Under the headline “‘Nick the Fantasist’ to stand trial for paedophile offences: How the man who sparked disastrous VIP child sex abuse probe had the police, BBC and Labour’s deputy leader lapping up his lies” (2), the two authors explain that the tales were taken seriously

because a middle-aged former public sector worker called Nick came forward to make claims that a significant, politically motivated cadre wanted to hear. It also suited the politically correct times.

Tom Watson, now Labour deputy leader but then still a backbench MP, was on a roll following his crucial part along with the campaigning group, Hacked Off, in setting up the Leveson Inquiry into the conduct of the Press.

Now he was looking for a new cause that would damage his enemies. And if it burnished his own growing reputation as a crusader for truth and justice, well, why not?

…BBC News also bought into Nick and his claims, providing a platform upon which he could build a mountain of lies. In December 2014, Nick’s interview with BBC News about his alleged child sex ordeal was broadcast on primetime news bulletins.
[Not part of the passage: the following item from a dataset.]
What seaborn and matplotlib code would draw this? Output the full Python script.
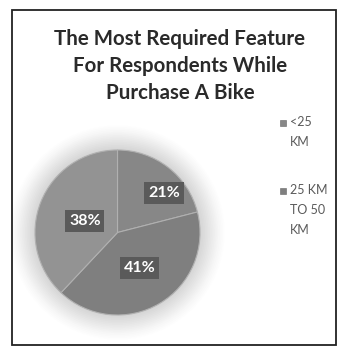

It is true that the the Daily Mail was the first media outlet to probe more deeply following Harvey Proctor’s August 2015 press conference; on 5 September 2015 Wright revealed that detectives had “grave doubts” about Nick’s story, and Wright co-authored a more in-depth piece two weeks later that sceptically drew attention to aspects of Nick’s allegations that were particularly bizarre and far-fetched.

However, there is self-serving revisionism in the paper’s criticisms of Watson and the BBC: there was already online scepticism about Nick’s claims before the Daily Mail gave the matter its attention, and the paper had previously been as credulous as the rest of the media. Thus in November 2014 the Daily Mail‘s attack dog Guy Adams produced a piece that was headlined “Paedophile orgies in luxury flats and claims three boys were murdered by VIPs: Special report into the growing stench of a cover-up by the Establishment”, in which he wrote that

‘Nick,’ who claims to have visited Dolphin Square on at least ten occasions (and recalls its ‘dimly-lit, musty corridors’), has supplied Operation Midland with a written account of his ordeal and been interviewed extensively by investigators, passing them names of the Tory MP and the Cabinet Minister.

A few months later, when Harvey Proctor’s home was raided by police, the paper’s journalists (not Wright) turned to “campaigning Labour MP John Mann” for comment. While Watson is credulous, Mann’s calculated disclosures about supposed “dossiers” relating to VIP abuse and have been self-promoting.

Meanwhile, Mail Online, which is apparently a separate entity from the Daily Mail but is published on the same website, ran an article following Proctor’s press conference stating that Nick had “handed over” evidence to police, when it meant that Nick had given evidence – the former obviously implying something of forensic value rather than just testimony.

Further, it should be noted that while BBC News did not distinguish itself in the autumn of 2014, Nick’s credibility was seriously brought into question by the BBC’s Panorama news programme a year later. This is just about acknowledged by the Daily Mail, albeit in a side-box rather than in the main text of the article (which meant I missed it in first reading article):

The early BBC News and Exaro reports were later pulled apart by BBC Panorama, which established that at least one of the murders Nick claims to have witnessed – the only one about which he has provided detailed information – could not have taken place.

In particular, the programme-makers probed Nick’s claim that a friend of his had been run over and killed in front of him in Kingston-on-Thames, as a warning to him not to have friends. As the New York Times reported after the programme was broadcast:

the BBC investigation found no public record of a murder or accident in the described location at the time. It also tracked down all the boys at Nick’s school at the time with the first name he had provided for his friend. All of them are either alive or died in different circumstances than those described by Nick.

It is very difficult to positively prove that something didn’t happen when dates are vague, but this is by far the most reasonable explanation for why such a dramatic claim cannot be substantiated.

Meanwhile, Nick’s various online supporters (there is an “ibelievenick” hashtag) are in something of a dilemma over the new allegations against him. Much of their online rhetoric has tended towards the view that those who express scepticism about allegations of paedophilia-related sex crimes are “nonce apologists” who support child sex abuse, and there has been a relentless lynch-mob glee in discussions about Nick’s claims (“Who’s that cow bag saying Bramall is an innocent man?” was a derisive question asked by Esther Baker, who is now a core participant in the Independent Inquiry into Child Sexual Abuse). Will they now turn on Nick in similar terms, or will they instead suddenly expound the virtues of being fair-minded and not jumping to conclusions?

Footnotes

1. One Daily Mail article states that “the charges against Nick can be disclosed after a court challenge, backed by the Mail, overturned a ban on reporting the case”. This does not make it quite clear who was responsible for the challenge, whereas a companion article in the same paper (quoted above) states that the “news emerged only because a judge lifted a reporting restriction which had been challenged by this newspaper.” However, Tom Wells, who is Chief Reporter at The Sun, has Tweeted that “the quite extraordinary development in the ‘Nick’ saga can only be revealed today because of a legal battle launched – and won – by @TheSun”.

2. This companion piece has been published both on a separate webpage and underneath the Daily Mail‘s more general article, where it has the shorter title “How ‘Nick the fantasist’ had the police, BBC and Labour’s deputy leader lapping up his lies”. This shorter title was also originally used on the separate webpage, as shown in the screenshot.